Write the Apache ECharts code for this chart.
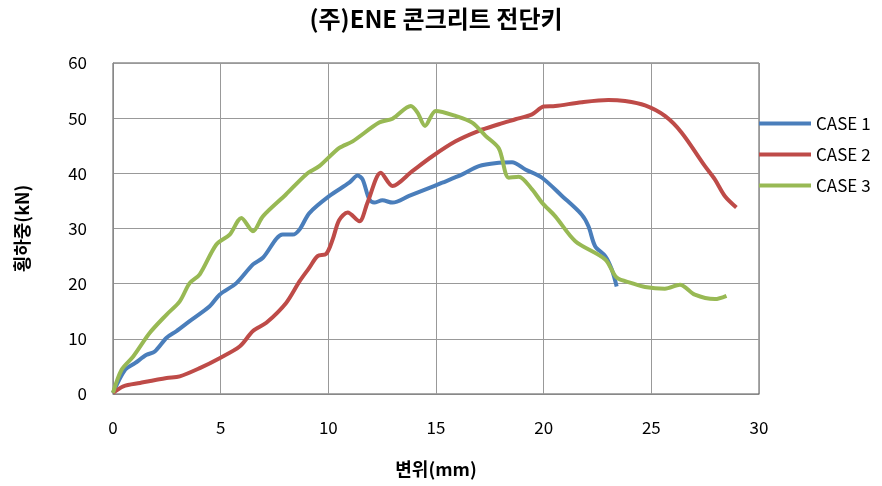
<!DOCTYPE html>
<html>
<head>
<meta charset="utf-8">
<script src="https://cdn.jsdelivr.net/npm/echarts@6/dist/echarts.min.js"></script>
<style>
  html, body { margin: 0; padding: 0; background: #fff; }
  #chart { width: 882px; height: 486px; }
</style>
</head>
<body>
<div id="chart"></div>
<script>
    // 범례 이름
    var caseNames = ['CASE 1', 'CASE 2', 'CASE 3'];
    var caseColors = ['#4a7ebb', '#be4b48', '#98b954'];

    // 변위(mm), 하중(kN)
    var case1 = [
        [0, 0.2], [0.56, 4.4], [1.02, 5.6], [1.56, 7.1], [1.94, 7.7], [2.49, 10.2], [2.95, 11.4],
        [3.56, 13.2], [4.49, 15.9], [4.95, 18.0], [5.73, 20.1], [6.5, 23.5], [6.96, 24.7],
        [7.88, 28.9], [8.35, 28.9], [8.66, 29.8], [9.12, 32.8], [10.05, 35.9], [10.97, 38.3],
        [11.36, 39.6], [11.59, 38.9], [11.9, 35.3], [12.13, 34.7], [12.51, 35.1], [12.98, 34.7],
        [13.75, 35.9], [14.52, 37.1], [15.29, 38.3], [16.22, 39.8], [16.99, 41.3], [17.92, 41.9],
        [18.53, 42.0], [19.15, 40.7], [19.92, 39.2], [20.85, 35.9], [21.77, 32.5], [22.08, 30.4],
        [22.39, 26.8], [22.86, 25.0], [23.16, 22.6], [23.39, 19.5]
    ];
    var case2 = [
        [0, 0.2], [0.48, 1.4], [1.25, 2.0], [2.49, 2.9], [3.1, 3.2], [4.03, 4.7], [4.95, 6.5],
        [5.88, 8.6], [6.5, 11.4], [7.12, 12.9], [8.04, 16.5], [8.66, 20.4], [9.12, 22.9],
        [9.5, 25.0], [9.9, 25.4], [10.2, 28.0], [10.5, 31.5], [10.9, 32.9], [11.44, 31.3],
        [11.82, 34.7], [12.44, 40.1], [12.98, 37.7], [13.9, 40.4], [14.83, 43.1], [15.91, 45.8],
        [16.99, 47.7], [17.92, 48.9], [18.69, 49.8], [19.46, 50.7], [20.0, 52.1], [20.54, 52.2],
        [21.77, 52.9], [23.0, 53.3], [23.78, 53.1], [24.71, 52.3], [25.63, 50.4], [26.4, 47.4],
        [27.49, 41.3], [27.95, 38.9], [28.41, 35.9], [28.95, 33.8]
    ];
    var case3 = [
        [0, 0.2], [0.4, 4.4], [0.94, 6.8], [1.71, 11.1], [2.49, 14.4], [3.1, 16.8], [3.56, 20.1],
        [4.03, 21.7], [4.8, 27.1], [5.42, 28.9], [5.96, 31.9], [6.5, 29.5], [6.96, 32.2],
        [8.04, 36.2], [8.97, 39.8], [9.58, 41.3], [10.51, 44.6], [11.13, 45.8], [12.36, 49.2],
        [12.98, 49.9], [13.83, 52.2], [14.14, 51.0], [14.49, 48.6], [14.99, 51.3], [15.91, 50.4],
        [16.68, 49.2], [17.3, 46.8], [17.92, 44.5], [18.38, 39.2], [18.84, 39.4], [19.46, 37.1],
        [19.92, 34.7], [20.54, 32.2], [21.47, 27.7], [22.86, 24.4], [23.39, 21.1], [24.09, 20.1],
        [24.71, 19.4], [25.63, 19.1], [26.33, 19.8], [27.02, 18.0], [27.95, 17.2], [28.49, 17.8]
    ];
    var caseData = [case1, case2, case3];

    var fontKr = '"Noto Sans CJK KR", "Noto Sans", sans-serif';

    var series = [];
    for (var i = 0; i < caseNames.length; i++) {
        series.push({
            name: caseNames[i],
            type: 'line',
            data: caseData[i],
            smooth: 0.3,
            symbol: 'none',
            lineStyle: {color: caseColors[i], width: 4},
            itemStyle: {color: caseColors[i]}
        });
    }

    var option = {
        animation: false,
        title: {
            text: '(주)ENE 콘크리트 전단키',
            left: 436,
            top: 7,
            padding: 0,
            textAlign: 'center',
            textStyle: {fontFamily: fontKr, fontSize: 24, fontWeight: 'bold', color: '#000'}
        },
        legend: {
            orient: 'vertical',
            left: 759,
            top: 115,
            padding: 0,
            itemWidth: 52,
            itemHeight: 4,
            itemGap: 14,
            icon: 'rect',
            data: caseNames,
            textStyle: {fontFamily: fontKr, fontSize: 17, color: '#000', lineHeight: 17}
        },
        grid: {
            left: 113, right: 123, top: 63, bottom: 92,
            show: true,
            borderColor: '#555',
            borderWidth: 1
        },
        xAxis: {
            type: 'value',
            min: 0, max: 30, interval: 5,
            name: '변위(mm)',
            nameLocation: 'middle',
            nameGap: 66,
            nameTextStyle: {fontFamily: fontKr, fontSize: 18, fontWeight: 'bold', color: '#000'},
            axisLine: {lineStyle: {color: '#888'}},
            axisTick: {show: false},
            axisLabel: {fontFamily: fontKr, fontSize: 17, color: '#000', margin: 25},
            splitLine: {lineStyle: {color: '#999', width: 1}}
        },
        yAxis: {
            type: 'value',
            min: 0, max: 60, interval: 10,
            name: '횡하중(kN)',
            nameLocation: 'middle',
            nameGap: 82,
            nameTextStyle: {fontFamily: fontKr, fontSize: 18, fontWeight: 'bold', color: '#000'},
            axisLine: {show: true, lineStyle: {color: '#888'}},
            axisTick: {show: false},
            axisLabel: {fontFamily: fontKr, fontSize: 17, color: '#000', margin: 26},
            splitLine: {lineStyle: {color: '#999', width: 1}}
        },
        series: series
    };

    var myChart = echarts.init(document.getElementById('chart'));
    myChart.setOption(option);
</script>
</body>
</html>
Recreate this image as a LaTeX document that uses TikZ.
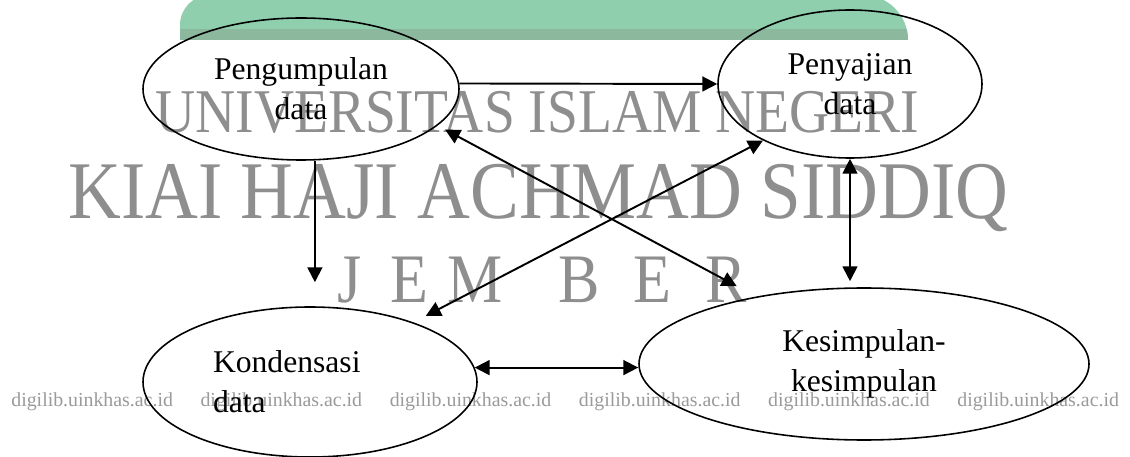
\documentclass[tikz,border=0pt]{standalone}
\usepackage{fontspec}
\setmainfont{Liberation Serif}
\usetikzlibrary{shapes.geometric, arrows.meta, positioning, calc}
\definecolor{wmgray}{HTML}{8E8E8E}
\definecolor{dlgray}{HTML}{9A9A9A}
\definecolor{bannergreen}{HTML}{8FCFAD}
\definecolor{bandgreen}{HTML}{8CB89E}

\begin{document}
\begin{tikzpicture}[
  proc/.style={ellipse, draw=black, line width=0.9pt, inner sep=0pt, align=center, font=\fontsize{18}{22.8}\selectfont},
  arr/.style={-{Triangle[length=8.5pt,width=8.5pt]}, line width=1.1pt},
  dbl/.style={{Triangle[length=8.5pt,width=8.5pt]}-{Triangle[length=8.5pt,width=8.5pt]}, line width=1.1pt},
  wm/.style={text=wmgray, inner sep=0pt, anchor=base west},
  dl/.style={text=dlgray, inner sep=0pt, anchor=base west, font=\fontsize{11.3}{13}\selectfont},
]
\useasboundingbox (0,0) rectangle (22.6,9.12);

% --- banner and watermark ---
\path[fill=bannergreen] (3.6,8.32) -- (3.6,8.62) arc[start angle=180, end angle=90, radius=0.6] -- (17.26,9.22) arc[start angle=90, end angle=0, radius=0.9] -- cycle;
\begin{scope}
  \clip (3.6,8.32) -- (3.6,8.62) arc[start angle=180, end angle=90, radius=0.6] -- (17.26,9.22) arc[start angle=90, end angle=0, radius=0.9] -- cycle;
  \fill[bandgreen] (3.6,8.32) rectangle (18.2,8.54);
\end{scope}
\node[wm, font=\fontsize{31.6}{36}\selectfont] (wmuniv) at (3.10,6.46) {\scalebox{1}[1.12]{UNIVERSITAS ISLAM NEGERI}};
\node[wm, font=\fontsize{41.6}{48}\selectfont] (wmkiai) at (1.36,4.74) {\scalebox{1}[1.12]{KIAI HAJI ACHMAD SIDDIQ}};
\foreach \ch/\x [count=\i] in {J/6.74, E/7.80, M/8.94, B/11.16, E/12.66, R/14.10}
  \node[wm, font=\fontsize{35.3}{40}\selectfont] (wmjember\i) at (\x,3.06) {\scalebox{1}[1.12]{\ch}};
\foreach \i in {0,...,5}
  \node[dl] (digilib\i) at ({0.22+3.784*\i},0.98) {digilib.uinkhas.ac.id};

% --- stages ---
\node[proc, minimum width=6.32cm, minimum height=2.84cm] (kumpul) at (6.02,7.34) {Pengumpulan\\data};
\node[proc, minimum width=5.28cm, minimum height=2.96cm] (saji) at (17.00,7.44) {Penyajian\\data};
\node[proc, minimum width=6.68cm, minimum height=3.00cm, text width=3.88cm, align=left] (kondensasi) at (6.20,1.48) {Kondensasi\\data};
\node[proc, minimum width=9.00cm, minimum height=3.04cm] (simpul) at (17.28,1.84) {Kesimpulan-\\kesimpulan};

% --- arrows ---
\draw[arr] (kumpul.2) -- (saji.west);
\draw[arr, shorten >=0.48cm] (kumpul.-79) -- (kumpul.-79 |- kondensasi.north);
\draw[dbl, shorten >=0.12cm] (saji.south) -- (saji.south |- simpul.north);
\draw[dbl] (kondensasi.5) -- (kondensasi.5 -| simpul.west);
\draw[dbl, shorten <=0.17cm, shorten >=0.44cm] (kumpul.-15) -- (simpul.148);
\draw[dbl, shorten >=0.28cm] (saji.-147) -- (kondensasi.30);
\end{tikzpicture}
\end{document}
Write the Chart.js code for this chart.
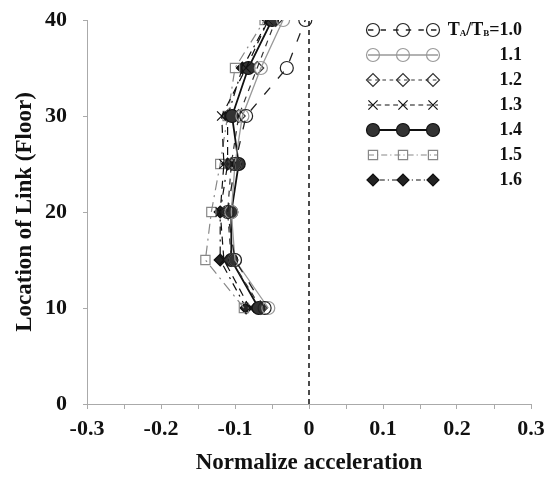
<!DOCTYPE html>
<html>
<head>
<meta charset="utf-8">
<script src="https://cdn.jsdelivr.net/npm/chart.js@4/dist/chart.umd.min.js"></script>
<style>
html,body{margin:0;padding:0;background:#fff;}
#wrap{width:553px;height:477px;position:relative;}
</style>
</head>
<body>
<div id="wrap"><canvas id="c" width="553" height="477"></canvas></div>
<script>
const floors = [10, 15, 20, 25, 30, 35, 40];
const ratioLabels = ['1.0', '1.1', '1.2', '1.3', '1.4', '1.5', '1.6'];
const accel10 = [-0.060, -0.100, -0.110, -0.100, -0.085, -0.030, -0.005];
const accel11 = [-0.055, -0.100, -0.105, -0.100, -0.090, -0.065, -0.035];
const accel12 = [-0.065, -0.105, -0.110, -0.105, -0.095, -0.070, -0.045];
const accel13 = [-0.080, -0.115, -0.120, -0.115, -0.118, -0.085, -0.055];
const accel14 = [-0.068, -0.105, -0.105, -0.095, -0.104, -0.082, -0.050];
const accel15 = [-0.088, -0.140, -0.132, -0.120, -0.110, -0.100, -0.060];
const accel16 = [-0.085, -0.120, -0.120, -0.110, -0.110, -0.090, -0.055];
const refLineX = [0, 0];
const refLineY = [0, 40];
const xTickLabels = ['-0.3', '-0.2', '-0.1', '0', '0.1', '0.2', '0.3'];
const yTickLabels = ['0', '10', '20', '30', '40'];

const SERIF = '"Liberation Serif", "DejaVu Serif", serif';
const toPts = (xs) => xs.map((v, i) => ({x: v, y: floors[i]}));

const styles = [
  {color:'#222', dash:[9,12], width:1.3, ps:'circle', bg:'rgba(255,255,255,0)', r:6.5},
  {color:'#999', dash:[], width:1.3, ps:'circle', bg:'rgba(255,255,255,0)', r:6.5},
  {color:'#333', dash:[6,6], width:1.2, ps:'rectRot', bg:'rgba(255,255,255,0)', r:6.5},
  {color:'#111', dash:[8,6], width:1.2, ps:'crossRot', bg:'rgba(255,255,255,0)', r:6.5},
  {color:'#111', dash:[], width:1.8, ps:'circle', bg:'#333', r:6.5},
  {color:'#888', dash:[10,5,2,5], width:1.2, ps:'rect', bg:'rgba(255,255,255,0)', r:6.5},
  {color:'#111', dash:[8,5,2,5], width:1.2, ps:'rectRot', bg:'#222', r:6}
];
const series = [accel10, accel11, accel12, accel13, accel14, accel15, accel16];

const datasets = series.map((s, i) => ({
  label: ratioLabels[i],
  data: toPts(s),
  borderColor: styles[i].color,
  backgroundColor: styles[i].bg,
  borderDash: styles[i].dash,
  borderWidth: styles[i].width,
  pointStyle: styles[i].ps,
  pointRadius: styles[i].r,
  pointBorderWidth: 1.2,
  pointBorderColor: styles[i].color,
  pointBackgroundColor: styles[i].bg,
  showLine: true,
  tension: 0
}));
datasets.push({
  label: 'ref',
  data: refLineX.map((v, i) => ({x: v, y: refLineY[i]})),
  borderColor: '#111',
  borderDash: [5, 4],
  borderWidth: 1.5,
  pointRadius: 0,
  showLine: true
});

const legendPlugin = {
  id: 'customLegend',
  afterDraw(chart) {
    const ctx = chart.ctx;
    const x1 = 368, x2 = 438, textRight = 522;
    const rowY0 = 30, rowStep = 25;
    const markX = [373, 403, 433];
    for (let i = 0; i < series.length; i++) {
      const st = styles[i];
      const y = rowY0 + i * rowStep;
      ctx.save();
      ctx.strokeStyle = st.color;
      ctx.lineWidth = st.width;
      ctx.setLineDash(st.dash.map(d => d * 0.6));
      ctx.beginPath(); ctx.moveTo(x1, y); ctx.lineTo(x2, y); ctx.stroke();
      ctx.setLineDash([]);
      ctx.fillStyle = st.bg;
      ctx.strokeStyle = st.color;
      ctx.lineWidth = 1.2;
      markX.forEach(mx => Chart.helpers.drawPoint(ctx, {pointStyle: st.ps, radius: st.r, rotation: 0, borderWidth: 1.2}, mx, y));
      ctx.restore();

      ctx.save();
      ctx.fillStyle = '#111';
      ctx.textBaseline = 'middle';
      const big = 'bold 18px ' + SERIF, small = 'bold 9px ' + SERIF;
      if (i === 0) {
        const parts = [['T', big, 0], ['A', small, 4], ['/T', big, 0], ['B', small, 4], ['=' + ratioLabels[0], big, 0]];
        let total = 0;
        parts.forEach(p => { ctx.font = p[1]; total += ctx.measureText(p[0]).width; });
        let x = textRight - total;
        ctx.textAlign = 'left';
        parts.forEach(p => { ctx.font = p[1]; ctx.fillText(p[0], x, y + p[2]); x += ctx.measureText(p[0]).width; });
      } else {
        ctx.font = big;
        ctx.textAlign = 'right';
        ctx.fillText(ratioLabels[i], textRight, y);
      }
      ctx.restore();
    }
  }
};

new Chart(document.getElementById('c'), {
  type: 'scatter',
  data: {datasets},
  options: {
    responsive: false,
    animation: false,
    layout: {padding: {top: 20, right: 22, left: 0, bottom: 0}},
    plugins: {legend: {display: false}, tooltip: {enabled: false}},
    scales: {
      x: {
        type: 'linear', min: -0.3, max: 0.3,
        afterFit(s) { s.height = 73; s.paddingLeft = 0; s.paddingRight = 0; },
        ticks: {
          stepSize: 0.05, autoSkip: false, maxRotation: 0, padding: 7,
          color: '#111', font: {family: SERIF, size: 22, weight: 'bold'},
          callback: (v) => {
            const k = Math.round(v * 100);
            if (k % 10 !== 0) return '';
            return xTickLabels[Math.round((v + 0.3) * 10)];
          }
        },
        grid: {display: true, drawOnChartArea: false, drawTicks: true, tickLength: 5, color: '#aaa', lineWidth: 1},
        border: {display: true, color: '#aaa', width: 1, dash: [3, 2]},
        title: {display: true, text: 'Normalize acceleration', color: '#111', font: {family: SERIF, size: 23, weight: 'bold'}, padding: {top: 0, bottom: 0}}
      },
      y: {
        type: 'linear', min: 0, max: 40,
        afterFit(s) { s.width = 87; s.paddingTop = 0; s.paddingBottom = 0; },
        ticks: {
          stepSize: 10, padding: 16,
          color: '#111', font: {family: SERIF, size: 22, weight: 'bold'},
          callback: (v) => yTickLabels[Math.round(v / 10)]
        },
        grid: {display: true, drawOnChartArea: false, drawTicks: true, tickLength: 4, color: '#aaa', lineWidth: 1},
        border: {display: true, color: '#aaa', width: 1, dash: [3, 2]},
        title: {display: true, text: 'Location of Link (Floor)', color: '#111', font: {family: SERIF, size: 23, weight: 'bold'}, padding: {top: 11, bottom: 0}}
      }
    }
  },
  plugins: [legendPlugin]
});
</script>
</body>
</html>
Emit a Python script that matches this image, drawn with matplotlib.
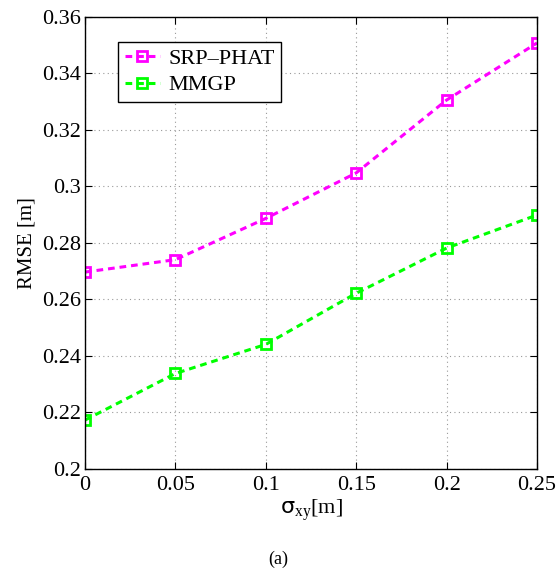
==*==
• [Exercise directions]:
Write out each line of the listing above, exactly, from its first line to the line holding "var caseColors = ['#4a7ebb', '#be4b48', '#98b954'];", inclusive. Skip the pictures.

• [Completed task]:
Write the Apache ECharts code for this chart.
<!DOCTYPE html>
<html>
<head>
<meta charset="utf-8">
<script src="https://cdn.jsdelivr.net/npm/echarts@6/dist/echarts.min.js"></script>
<style>
  html, body { margin: 0; padding: 0; background: #fff; }
  #chart { width: 882px; height: 486px; }
</style>
</head>
<body>
<div id="chart"></div>
<script>
    // 범례 이름
    var caseNames = ['CASE 1', 'CASE 2', 'CASE 3'];
    var caseColors = ['#4a7ebb', '#be4b48', '#98b954'];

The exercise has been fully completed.